Evaluation of real-time nanopore sequencing for Salmonella serotype prediction

The use of whole genome sequencing (WGS) data generated by short-read sequencing technologies such as the Illumina sequencing platforms has been shown to provide reliable results for Salmonella serotype prediction. Emerging long-read sequencing platforms developed by Oxford Nanopore Technologies (ONT) provide an alternative WGS method to meet the needs of industry for rapid and accurate Salmonella confirmation and serotype classification. Advantages of the ONT sequencing platforms include portability, real-time base-calling and long-read sequencing.

To explore whether WGS data generated by an ONT sequencing platform could accurately predict Salmonella serotypes, 38 Salmonella strains representing 34 serotypes were sequenced using R9.4 flow cells on an ONT sequencer for up to 2 h.
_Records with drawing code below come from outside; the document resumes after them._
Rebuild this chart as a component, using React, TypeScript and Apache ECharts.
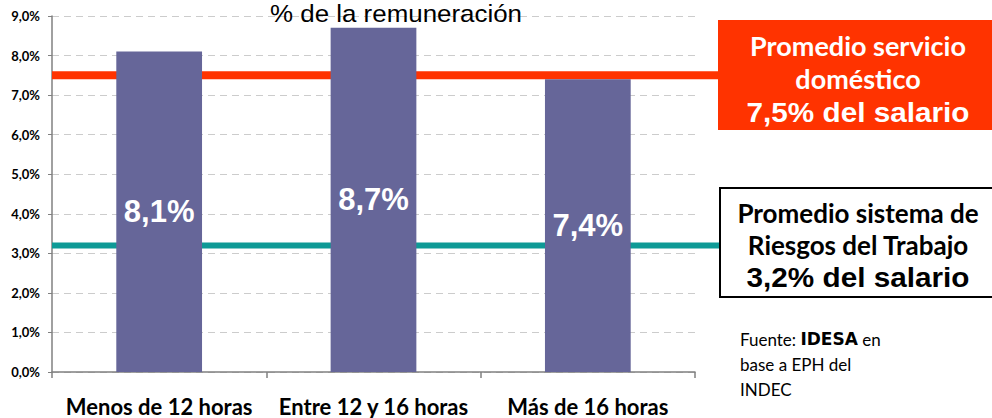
import React, { useEffect, useRef } from "react";
import * as echarts from "echarts";

const categories = ["Menos de 12 horas", "Entre 12 y 16 horas", "Más de 16 horas"];
const values = [8.1, 8.7, 7.4];
const yTicks = { min: 0, max: 9, interval: 1 };
const avgDomestic = 7.5;
const avgRiesgos = 3.2;
const titleText = "% de la remuneración";
const box1Lines = ["Promedio servicio", "doméstico", "7,5% del salario"];
const box2Lines = ["Promedio sistema de", "Riesgos del Trabajo", "3,2% del salario"];

const fmt = (v: number, d = 1) => v.toFixed(d).replace(".", ",") + "%";

const GRID_LEFT = 52;
const GRID_RIGHT = 297;
const GRID_TOP = 16;
const GRID_BOTTOM = 46;

export default function App() {
  const ref = useRef<HTMLDivElement>(null);
  useEffect(() => {
    document.body.style.margin = "0";
    if (!ref.current) return;
    const chart = echarts.init(ref.current, undefined, { renderer: "svg" });
    const option: any = {
      animation: false,
      backgroundColor: "#ffffff",
      grid: { left: GRID_LEFT, right: GRID_RIGHT, top: GRID_TOP, bottom: GRID_BOTTOM, containLabel: false },
      xAxis: {
        type: "category",
        data: categories,
        axisLine: { lineStyle: { color: "#808080", width: 1.5 } },
        axisTick: { show: true, alignWithLabel: false, length: 6, lineStyle: { color: "#808080", width: 1.5 } },
        axisLabel: {
          interval: 0,
          margin: 23,
          color: "#000",
          fontFamily: "Lato",
          fontWeight: "bold",
          fontSize: 22,
        },
      },
      yAxis: {
        type: "value",
        min: yTicks.min,
        max: yTicks.max,
        interval: yTicks.interval,
        axisLine: { show: true, lineStyle: { color: "#808080", width: 1.5 } },
        axisTick: { show: true, length: 4, lineStyle: { color: "#808080" } },
        axisLabel: {
          formatter: (v: number) => fmt(v),
          color: "#000",
          fontFamily: "Lato",
          fontWeight: "bold",
          fontSize: 13,
          margin: 12,
        },
        splitLine: { show: true, lineStyle: { color: "#cccccc", type: [7, 5], width: 1 } },
      },
      series: [
        {
          type: "bar",
          data: values,
          barWidth: "40%",
          z: 3,
          itemStyle: { color: "#666699" },
          label: {
            show: true,
            position: "inside",
            formatter: (p: any) => fmt(p.value),
            color: "#ffffff",
            fontFamily: "Liberation Sans, Arial",
            fontWeight: "bold",
            fontSize: 31,
          },
        },
      ],
    };
    chart.setOption(option);

    const yRed = chart.convertToPixel({ yAxisIndex: 0 }, avgDomestic) as number;
    const yTeal = chart.convertToPixel({ yAxisIndex: 0 }, avgRiesgos) as number;

    const calibri = "Lato";
    const arialB = "Liberation Sans";
    const cx = 858;

    const graphic: any[] = [
      {
        type: "text",
        x: 396,
        y: 13,
        z: 10,
        scaleX: 1.08,
        style: {
          text: titleText,
          fontFamily: "Liberation Sans",
          fontSize: 24,
          fill: "#000",
          align: "center",
          verticalAlign: "middle",
        },
      },
      {
        type: "line",
        z: 1,
        shape: { x1: GRID_LEFT, y1: yRed, x2: 720, y2: yRed },
        style: { stroke: "#FF3300", lineWidth: 8 },
      },
      {
        type: "line",
        z: 1,
        shape: { x1: GRID_LEFT, y1: yTeal, x2: 728, y2: yTeal },
        style: { stroke: "#0E9A96", lineWidth: 6 },
      },
      {
        type: "rect",
        z: 5,
        shape: { x: 718, y: 20, width: 290, height: 110 },
        style: { fill: "#FF3300" },
      },
      {
        type: "text",
        z: 6,
        x: cx,
        y: 45,
        style: { text: box1Lines[0], fontFamily: calibri, fontWeight: "bold", fontSize: 27, fill: "#fff", align: "center", verticalAlign: "middle" },
      },
      {
        type: "text",
        z: 6,
        x: cx,
        y: 78,
        style: { text: box1Lines[1], fontFamily: calibri, fontWeight: "bold", fontSize: 27, fill: "#fff", align: "center", verticalAlign: "middle" },
      },
      {
        type: "text",
        z: 6,
        x: cx,
        y: 112,
        scaleX: 1.1,
        style: { text: box1Lines[2], fontFamily: arialB, fontWeight: "bold", fontSize: 27, fill: "#fff", align: "center", verticalAlign: "middle" },
      },
      {
        type: "rect",
        z: 5,
        shape: { x: 720, y: 188, width: 300, height: 109 },
        style: { fill: "#ffffff", stroke: "#000000", lineWidth: 2 },
      },
      {
        type: "text",
        z: 6,
        x: cx,
        y: 213,
        style: { text: box2Lines[0], fontFamily: calibri, fontWeight: "bold", fontSize: 26, fill: "#000", align: "center", verticalAlign: "middle" },
      },
      {
        type: "text",
        z: 6,
        x: cx,
        y: 245,
        style: { text: box2Lines[1], fontFamily: calibri, fontWeight: "bold", fontSize: 26, fill: "#000", align: "center", verticalAlign: "middle" },
      },
      {
        type: "text",
        z: 6,
        x: cx,
        y: 277,
        scaleX: 1.1,
        style: { text: box2Lines[2], fontFamily: arialB, fontWeight: "bold", fontSize: 27, fill: "#000", align: "center", verticalAlign: "middle" },
      },
      {
        type: "text",
        z: 6,
        x: 740,
        y: 339,
        style: {
          text: "{a|Fuente: }{b|IDESA}{a| en}",
          verticalAlign: "middle",
          rich: {
            a: { fontFamily: calibri, fontSize: 17, fill: "#000" },
            b: { fontFamily: "DejaVu Sans", fontWeight: 900, fontSize: 17, fill: "#000" },
          },
        },
      },
      {
        type: "text",
        z: 6,
        x: 740,
        y: 364,
        style: { text: "base a EPH del", fontFamily: calibri, fontSize: 17, fill: "#000", verticalAlign: "middle" },
      },
      {
        type: "text",
        z: 6,
        x: 740,
        y: 389,
        style: { text: "INDEC", fontFamily: calibri, fontSize: 17, fill: "#000", verticalAlign: "middle" },
      },
    ];
    chart.setOption({ graphic });

    return () => chart.dispose();
  }, []);
  return <div ref={ref} style={{ width: 992, height: 418 }} />;
}
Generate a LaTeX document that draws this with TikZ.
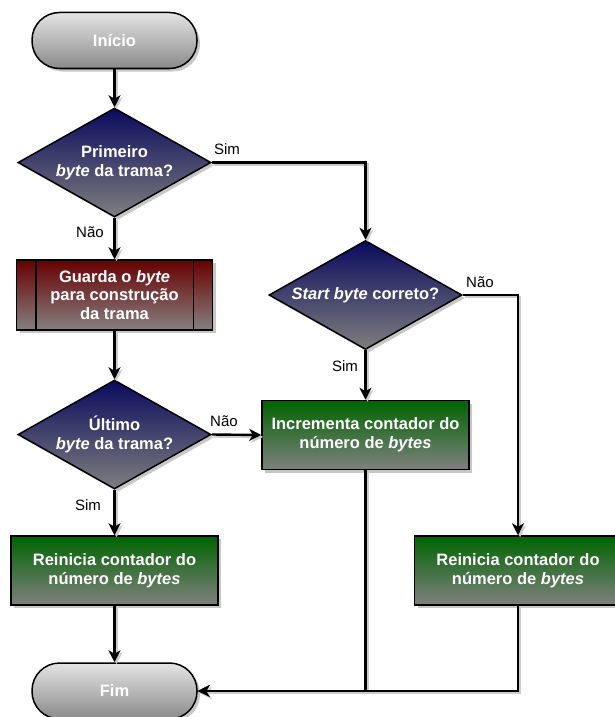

The downstream bioinformatics analysis was performed using pipelines with different assemblers including Canu, Wdbtg2 combined with Racon, or Miniasm combined with Racon. In silico serotype prediction programs were carried out using both SeqSero2 (raw reads and genome assemblies) and SISTR (genome assemblies). The WGS data of the same strains were also obtained from Illumina Hiseq (200 x depth of coverage per genome) as a benchmark of accurate serotype prediction. Predictions using WGS data generated after 30 min, 45 min, 1 h, and 2 h of ONT sequencing time all matched the prediction results from Illumina WGS data.

This study demonstrated the comparable accuracy of WGS-based serotype prediction between ONT and Illumina sequencing platforms. This study also sets a start point for future validation of ONT WGS as a rapid Salmonella confirmation and serotype classification tool for the food industry.